To be sure, large firms may not have the same level of flexibility as Benenati's firm to implement an abbreviated week, and experts see little chance of a four-day week becoming the legal-industry standard. But a shortened week does address some of the biggest mental health and morale challenges law firm employees face.
Chief among these is the stigma surrounding taking time off. Vacation time, flexible work hours and paid parental leave have become near-standard as firms have looked to recruit top-flight young talent and retain women attorneys. But these resources often go untapped, said Lauren Rikleen, president of the Rikleen Institute for Strategic Leadership.
"One of the biggest problems right now with the way flexibility is provided in the profession is that it always comes with a stigma attached," Rikleen said. "We live in a world where flexibility is a lot easier to implement than people feel it is, yet we still hear issues around the stigma concern that comes with it."
In most work environments, attorneys who have a flexible schedule size up their workload by comparing it with colleagues who work a different schedule. But an environment in which people have a uniform day and an abridged week eliminates the comparison and weakens the stigma, she said.
"We know that there's no one-size-fits-all but the intriguing thing about this model is that it reduces the one barrier of flexible scheduling because everybody has this schedule and nobody is seen as less committed for not participating," Rikleen said.
Debbie Epstein Henry, a legal consultant and co-founder of Bliss Lawyers, finds the Friday rotational schedule implemented by Benenati intriguing. For years, Henry has argued that attorneys should be more open to "job shares"—a work scheme standard among doctors as well as in-house, not-for-profit and government attorneys.
Employing a job share schedule in which two attorneys are up-to-speed on the same matters and fill in for each other allows attorneys to enjoy their vacation or parental leave without guilt and the need to constantly check phones and emails—a much-maligned aspect of the job that Henry refers to as the inability to go "off call."
"Attorneys used to go to the ends of the earth where they couldn't get cell-service to finally be able to unplug," Henry said. "Cell service is too good now, and there needs to be an effective mechanism to allow attorneys to be off call."

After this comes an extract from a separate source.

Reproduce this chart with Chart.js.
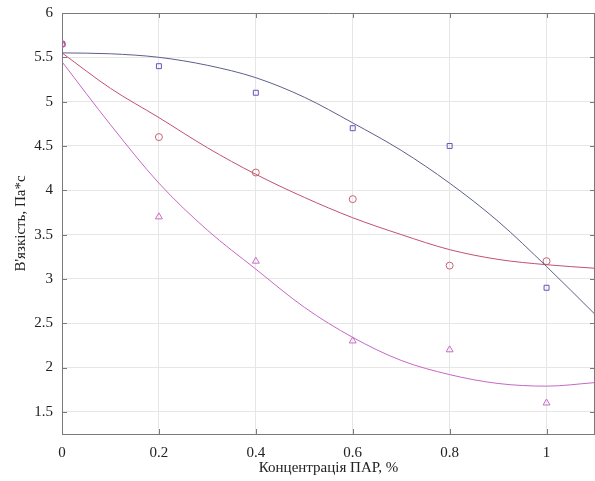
<!DOCTYPE html>
<html><head><meta charset="utf-8">
<script src="https://cdn.jsdelivr.net/npm/chart.js@4/dist/chart.umd.min.js"></script>
<style>html,body{margin:0;padding:0;background:#fff;overflow:hidden}canvas{display:block}</style>
</head><body>
<canvas id="c" width="595" height="481"></canvas>
<script>
const xPoints = [0, 0.2, 0.4, 0.6, 0.8, 1.0];
const squares = [5.65, 5.4, 5.1, 4.7, 4.5, 2.9];
const circles = [5.65, 4.6, 4.2, 3.9, 3.15, 3.2];
const triangles = [5.65, 3.7, 3.2, 2.3, 2.2, 1.6];

const xCurve = [0, 0.1, 0.2, 0.3, 0.4, 0.5, 0.6, 0.7, 0.8, 0.9, 1.0, 1.1];
const blueCurve = [5.55, 5.54, 5.5, 5.41, 5.27, 5.05, 4.76, 4.45, 4.08, 3.65, 3.14, 2.6];
const redCurve = [5.55, 5.15, 4.82, 4.48, 4.18, 3.92, 3.69, 3.5, 3.33, 3.22, 3.16, 3.12];
const magCurve = [5.45, 4.74, 4.08, 3.55, 3.11, 2.68, 2.34, 2.08, 1.92, 1.82, 1.79, 1.83];

const xTicks = [0, 0.2, 0.4, 0.6, 0.8, 1];
const yTicks = [1.5, 2, 2.5, 3, 3.5, 4, 4.5, 5, 5.5, 6];

const xLabel = 'Концентрація ПАР, %';
const yLabel = "В'язкість, Па*с";

const pts = (xs, ys) => xs.map((x, i) => ({x: x, y: ys[i]}));

const FONT = "'Liberation Serif', 'Times New Roman', serif";

const frame = {
  id: 'frame',
  afterDraw(chart) {
    const {ctx, chartArea: a, scales} = chart;
    ctx.save();
    ctx.strokeStyle = '#7a7a7a';
    ctx.lineWidth = 1;
    ctx.beginPath();
    ctx.moveTo(a.left, a.top + 0.5); ctx.lineTo(a.right, a.top + 0.5);
    ctx.moveTo(a.right - 0.5, a.top); ctx.lineTo(a.right - 0.5, a.bottom);
    xTicks.forEach(v => {
      const px = Math.round(scales.x.getPixelForValue(v)) + 0.5;
      ctx.moveTo(px, a.bottom); ctx.lineTo(px, a.bottom - 5);
      ctx.moveTo(px, a.top); ctx.lineTo(px, a.top + 5);
    });
    yTicks.forEach(v => {
      const py = Math.round(scales.y.getPixelForValue(v)) + 0.5;
      ctx.moveTo(a.left, py); ctx.lineTo(a.left + 5, py);
      ctx.moveTo(a.right, py); ctx.lineTo(a.right - 5, py);
    });
    ctx.stroke();
    ctx.restore();
  }
};

new Chart(document.getElementById('c'), {
  type: 'scatter',
  data: {
    datasets: [
      {data: pts(xCurve, blueCurve), showLine: true, borderColor: '#5c5f8a', borderWidth: 1, pointRadius: 0, tension: 0.4, cubicInterpolationMode: 'monotone'},
      {data: pts(xCurve, redCurve), showLine: true, borderColor: '#c2506e', borderWidth: 1, pointRadius: 0, tension: 0.4, cubicInterpolationMode: 'monotone'},
      {data: pts(xCurve, magCurve), showLine: true, borderColor: '#c468c4', borderWidth: 1, pointRadius: 0, tension: 0.4, cubicInterpolationMode: 'monotone'},
      {data: pts(xPoints, triangles), pointStyle: 'triangle', pointRadius: 4, borderColor: '#c86cc8', backgroundColor: 'rgba(0,0,0,0)', borderWidth: 1},
      {data: pts(xPoints, circles), pointStyle: 'circle', pointRadius: 3.5, borderColor: '#c46474', backgroundColor: 'rgba(0,0,0,0)', borderWidth: 1},
      {data: pts(xPoints, squares), pointStyle: 'rect', pointRadius: 3.5, borderColor: '#6a50b8', backgroundColor: 'rgba(0,0,0,0)', borderWidth: 1}
    ]
  },
  options: {
    responsive: false,
    animation: false,
    devicePixelRatio: 1,
    layout: {autoPadding: false, padding: {top: 13, right: 0, left: 0, bottom: 0}},
    plugins: {legend: {display: false}, tooltip: {enabled: false}, title: {display: false}},
    scales: {
      x: {
        type: 'linear', min: 0, max: 1.1,
        afterBuildTicks: s => { s.ticks = xTicks.map(v => ({value: v})); },
        afterFit: s => { s.height = 47; s.paddingLeft = 0; s.paddingRight = 0; },
        grid: {color: '#e6e6e6', drawTicks: false},
        border: {color: '#7a7a7a'},
        ticks: {padding: 10, color: '#222', font: {family: FONT, size: 15}, callback: v => String(v), maxRotation: 0},
        title: {display: true, text: xLabel, color: '#222', font: {family: FONT, size: 15}, padding: {top: 0, bottom: 4}}
      },
      y: {
        type: 'linear', min: 1.25, max: 6,
        afterBuildTicks: s => { s.ticks = yTicks.map(v => ({value: v})); },
        afterFit: s => { s.width = 62; s.paddingTop = 0; s.paddingBottom = 0; },
        grid: {color: '#e6e6e6', drawTicks: false},
        border: {color: '#7a7a7a'},
        ticks: {padding: 9, color: '#222', font: {family: FONT, size: 15}, callback: v => String(v)},
        title: {display: true, text: yLabel, color: '#222', font: {family: FONT, size: 15}, padding: {top: 12, bottom: 0}}
      }
    }
  },
  plugins: [frame]
});
</script>
</body></html>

Henry said job-sharing arrangements are even easier at big law firms, as such firms already staff multiple attorneys on matters. Under job sharing, two mid-level associates would be assigned to the same big case and both would be tasked with consuming and memorizing the relevant facts and case law. They would both be copied on all the emails and they would attend the same meetings.
When one of the associates needs to go on vacation, having the other fill in allows the attorney to enjoy the time away and take time off guilt-free, as both attorneys are already caught up on the case. This idea, Henry believes, can be applied to almost any employment situation.
Naysayers are likely to insist that the practice of law is unique and these work arrangements cannot work the way they do in other businesses. But Henry doesn't buy that argument.
"If it works for matters of life and death, as with doctors and nurses, why wouldn't it work for attorneys?" she said.
But, again, nobody has illusions of widespread adoption of a four-day week in the legal profession, regardless of its merits.
"Law firms aren't going to be trailblazers," said Nathan Peart, a consultant at Major, Lindsey & Africa. "Look at how long diversity is taking, even though there's client backing for it."
Peart said flexible scheduling is a great thing for lawyers, but he says that flexibility should lie with the individual, not the firm. He also noted that Microsoft Japan's policy relied heavily on better technology and efficiency practices that can be adopted by firms without going to a four-day week—keeping meetings to less than 30 minutes, for example.
"Maybe not everybody would want Friday off. Maybe Wednesday or Monday would be better for some," Peart said. "Investing more in technology and group cooperation and policies could achieve the same results."